I have a Selenium script to navigate to a webpage and download it, and then I would go over it with Beautifulsoup and find get the next <p>
tag after the <p>
tag containing ‘Live Updates:’.
However, Selenium is not fully rendering the page, both in headless and a regular. It for some reason leaves out a whole bunch of <p>
tags, they just aren’t there.
How can I make Selenium load the whole page?
URL: https://www.israelnationalnews.com/news/378955
Code:
from bs4 import BeautifulSoup
from selenium.webdriver.chrome.options import Options
from selenium import webdriver
import time
def get_webpage():
chrome_options = webdriver.ChromeOptions()
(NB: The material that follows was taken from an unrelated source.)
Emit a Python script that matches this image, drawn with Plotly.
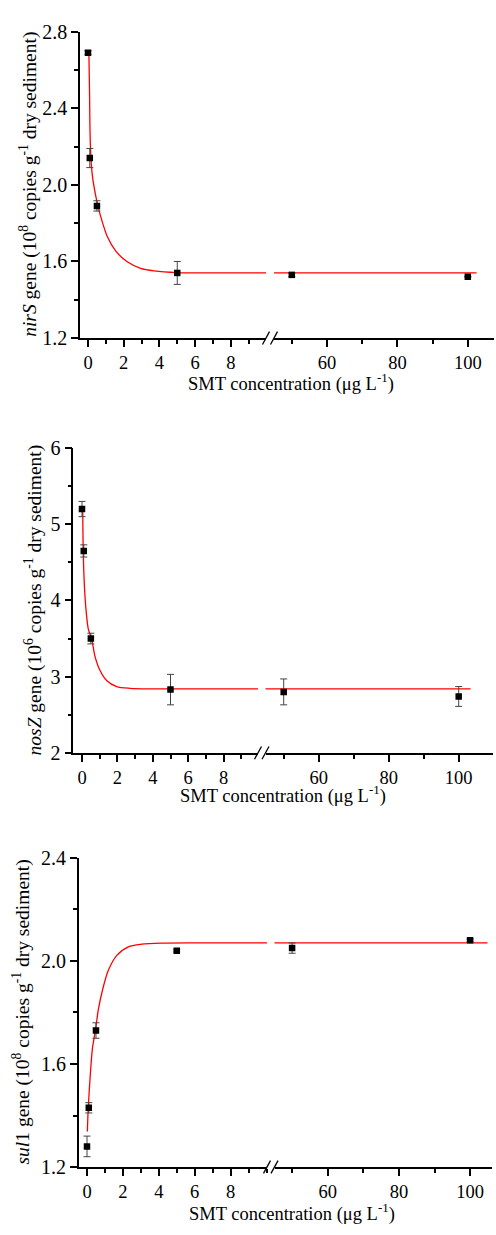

chrome_options.add_argument("--no-sandbox")
#chrome_options.add_argument("--headless")
chrome_options.add_argument("--disable-gpu")
chrome_options.add_argument('--disable-dev-shm-usage')
# Create a new WebDriver with the specified service and options
driver = webdriver.Chrome(options=chrome_options)
url="https://www.israelnationalnews.com/news/378955"
driver.get(url) # Open the webpage in the browser
time.sleep(10)
webpage_content = driver.page_source
driver.quit()
# Step 2: Parse the HTML with BeautifulSoup
soup = BeautifulSoup(webpage_content, 'html.parser')
target_p_tag = soup.find('p', text="Live Updates:")
# Extract the text from the next <p> tag
if target_p_tag:
next_p_tag = target_p_tag.findNext('p')
if next_p_tag:
extracted_text = next_p_tag.get_text()
print(extracted_text)
else:
print("No next <p> tag found.")
else:
print("No <p> tag with 'Live Updates:' found.")
I recommend opening up the webpage in your browser and using inspect element to see how it is structured – I find this whole question quite perplexing, the elements that Selenium isn’t getting is just regular <p>
tags.
u are trying to find incorrectly. There is no P tag with text ‘Live Updates:’. Try do soup.find(‘strong’, string=’Live Updates:’). But there is an easier option, u can use regex
import requests
import re
from bs4 import BeautifulSoup
response = requests.get('https://www.israelnationalnews.com/news/378955')
soup = BeautifulSoup(response.text, 'lxml')
all_news=" ".join([news.get_text().replace(': ', '') for news in soup.find_all('p', class_="")])
dates = re.findall(r'\S+, \d+:\d+ \S.\S\W+', all_news)
news_description = [news for news in re.split(r'\S+, \d+:\d+ \S.\S\W+', all_news)]
news_description.pop(0)
for i, news in enumerate(news_description):
print(dates[i].strip(), news.strip())
OUTPUT:
Sunday, 2:50 p.m. Red alert sirens activated in the Gaza periphery.
Sunday, 2:45 p.m. Tisir al-Jouti, a senior member of the Islamic Jihad terrorist organization, was reportedly killed with his family in an IDF airstrike in Rafah.
Sunday, 2:40 p.m. Red alert sirens activated in Netiv HaAsara.
Sunday, 2:30 p.m. Red alert sirens activated in the Gaza periphery
Sunday, 2:10 p.m. IAF aircraft directed by the IDF attacked military buildings used by the terrorist organization Hamas in Gaza. In addition, anti-tank posts, observation posts, and military infrastructure were attacked. Security forces eliminated terrorists who shot at them as well as terrorists identified on the coastline in the Zikim area in the Gaza periphery.
Sunday, 12:57 p.m. The IDF distributed leaflets in the Gaza Strip calling on terrorists to turn themselves in. The leaflets read"Disarm, raise your hands, if possible - wave a white flag. Act in accordance with the IDF's instructions and there will be no need to bring food and water with you - we will take care of that."
Sunday, 12:19 p.m. Following the rocket barrage on central Israel, a fire was caused in a building in Ramat Gan, and a man was injured while running to a protected area.
Sunday, 12:01 p.m. Red alert sirens activated in Tel Aviv, Ra'anana, Holon, and many other communities in central Israel.
Sunday, 11:04 a.m. The Red Crescent in Gaza claims that the IDF ordered the immediate evacuation of Al-Quds Hospital in Gaza.
...
Same problem. Been trying to figure it out, no luck.